The listing below begins with the first line you should copy; stop after the line containing "ax = fig.add_axes([0.1694, 0.0840, 0.8306, 0.9018])", and drop every picture.

_ _ _ _ _ _ _

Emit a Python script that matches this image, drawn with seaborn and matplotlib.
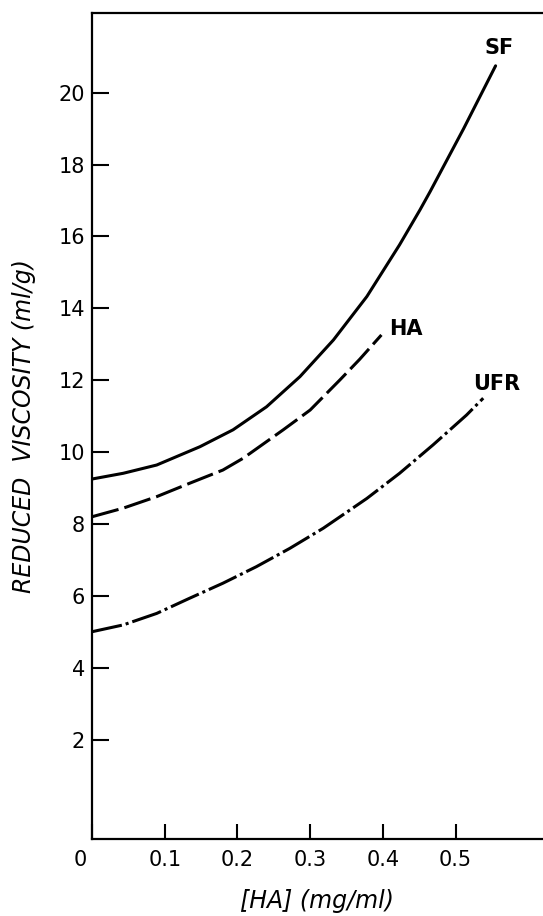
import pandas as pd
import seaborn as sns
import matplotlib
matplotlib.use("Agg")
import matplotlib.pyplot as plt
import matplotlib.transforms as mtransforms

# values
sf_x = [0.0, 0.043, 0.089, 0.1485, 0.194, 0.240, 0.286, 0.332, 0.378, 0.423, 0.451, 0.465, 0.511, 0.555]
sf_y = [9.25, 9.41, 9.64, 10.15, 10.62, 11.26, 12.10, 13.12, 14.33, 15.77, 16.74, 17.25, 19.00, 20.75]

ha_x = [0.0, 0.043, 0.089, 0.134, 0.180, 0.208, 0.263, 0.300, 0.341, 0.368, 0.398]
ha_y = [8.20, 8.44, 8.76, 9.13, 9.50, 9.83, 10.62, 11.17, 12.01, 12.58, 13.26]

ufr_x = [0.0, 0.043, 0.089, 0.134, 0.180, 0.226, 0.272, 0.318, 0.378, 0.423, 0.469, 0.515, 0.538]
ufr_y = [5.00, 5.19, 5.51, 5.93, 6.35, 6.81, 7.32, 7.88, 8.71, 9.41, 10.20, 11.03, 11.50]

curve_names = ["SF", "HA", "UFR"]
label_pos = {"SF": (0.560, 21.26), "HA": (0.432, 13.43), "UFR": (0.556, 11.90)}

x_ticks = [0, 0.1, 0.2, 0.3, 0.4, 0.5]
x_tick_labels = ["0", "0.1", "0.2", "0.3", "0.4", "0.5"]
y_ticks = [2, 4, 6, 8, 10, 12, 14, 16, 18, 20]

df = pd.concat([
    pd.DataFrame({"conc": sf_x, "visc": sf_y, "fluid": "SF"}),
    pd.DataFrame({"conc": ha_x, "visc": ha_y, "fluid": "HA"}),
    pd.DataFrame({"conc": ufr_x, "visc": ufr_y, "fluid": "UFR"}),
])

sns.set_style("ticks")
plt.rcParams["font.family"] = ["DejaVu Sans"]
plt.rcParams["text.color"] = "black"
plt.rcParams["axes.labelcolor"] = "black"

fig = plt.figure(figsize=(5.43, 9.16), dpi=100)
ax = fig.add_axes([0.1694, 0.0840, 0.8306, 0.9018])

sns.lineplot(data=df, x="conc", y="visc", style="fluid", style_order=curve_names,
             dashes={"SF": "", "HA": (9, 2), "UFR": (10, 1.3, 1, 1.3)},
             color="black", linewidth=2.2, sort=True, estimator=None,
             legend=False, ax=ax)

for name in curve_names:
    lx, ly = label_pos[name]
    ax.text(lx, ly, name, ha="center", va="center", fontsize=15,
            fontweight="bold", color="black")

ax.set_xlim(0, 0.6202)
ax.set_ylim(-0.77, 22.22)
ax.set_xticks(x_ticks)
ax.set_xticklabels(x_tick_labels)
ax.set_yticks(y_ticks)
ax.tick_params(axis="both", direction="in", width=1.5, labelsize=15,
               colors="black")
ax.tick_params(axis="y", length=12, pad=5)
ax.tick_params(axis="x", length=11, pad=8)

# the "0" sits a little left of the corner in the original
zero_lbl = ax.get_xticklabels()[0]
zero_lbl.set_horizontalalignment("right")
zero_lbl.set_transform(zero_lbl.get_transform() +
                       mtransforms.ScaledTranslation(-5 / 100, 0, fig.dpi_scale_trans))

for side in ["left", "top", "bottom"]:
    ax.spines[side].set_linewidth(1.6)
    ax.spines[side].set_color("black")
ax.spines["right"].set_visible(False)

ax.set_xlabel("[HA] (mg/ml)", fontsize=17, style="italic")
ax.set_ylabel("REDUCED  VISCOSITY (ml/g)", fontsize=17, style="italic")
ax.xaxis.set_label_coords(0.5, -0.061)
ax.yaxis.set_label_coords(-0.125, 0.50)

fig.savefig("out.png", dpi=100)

_ _ _ _ _ _ _

# Solution below
Emit a Python script that matches this image, drawn with seaborn and matplotlib.
import pandas as pd
import seaborn as sns
import matplotlib
matplotlib.use("Agg")
import matplotlib.pyplot as plt
import matplotlib.transforms as mtransforms

# values
sf_x = [0.0, 0.043, 0.089, 0.1485, 0.194, 0.240, 0.286, 0.332, 0.378, 0.423, 0.451, 0.465, 0.511, 0.555]
sf_y = [9.25, 9.41, 9.64, 10.15, 10.62, 11.26, 12.10, 13.12, 14.33, 15.77, 16.74, 17.25, 19.00, 20.75]

ha_x = [0.0, 0.043, 0.089, 0.134, 0.180, 0.208, 0.263, 0.300, 0.341, 0.368, 0.398]
ha_y = [8.20, 8.44, 8.76, 9.13, 9.50, 9.83, 10.62, 11.17, 12.01, 12.58, 13.26]

ufr_x = [0.0, 0.043, 0.089, 0.134, 0.180, 0.226, 0.272, 0.318, 0.378, 0.423, 0.469, 0.515, 0.538]
ufr_y = [5.00, 5.19, 5.51, 5.93, 6.35, 6.81, 7.32, 7.88, 8.71, 9.41, 10.20, 11.03, 11.50]

curve_names = ["SF", "HA", "UFR"]
label_pos = {"SF": (0.560, 21.26), "HA": (0.432, 13.43), "UFR": (0.556, 11.90)}

x_ticks = [0, 0.1, 0.2, 0.3, 0.4, 0.5]
x_tick_labels = ["0", "0.1", "0.2", "0.3", "0.4", "0.5"]
y_ticks = [2, 4, 6, 8, 10, 12, 14, 16, 18, 20]

df = pd.concat([
    pd.DataFrame({"conc": sf_x, "visc": sf_y, "fluid": "SF"}),
    pd.DataFrame({"conc": ha_x, "visc": ha_y, "fluid": "HA"}),
    pd.DataFrame({"conc": ufr_x, "visc": ufr_y, "fluid": "UFR"}),
])

sns.set_style("ticks")
plt.rcParams["font.family"] = ["DejaVu Sans"]
plt.rcParams["text.color"] = "black"
plt.rcParams["axes.labelcolor"] = "black"

fig = plt.figure(figsize=(5.43, 9.16), dpi=100)
ax = fig.add_axes([0.1694, 0.0840, 0.8306, 0.9018])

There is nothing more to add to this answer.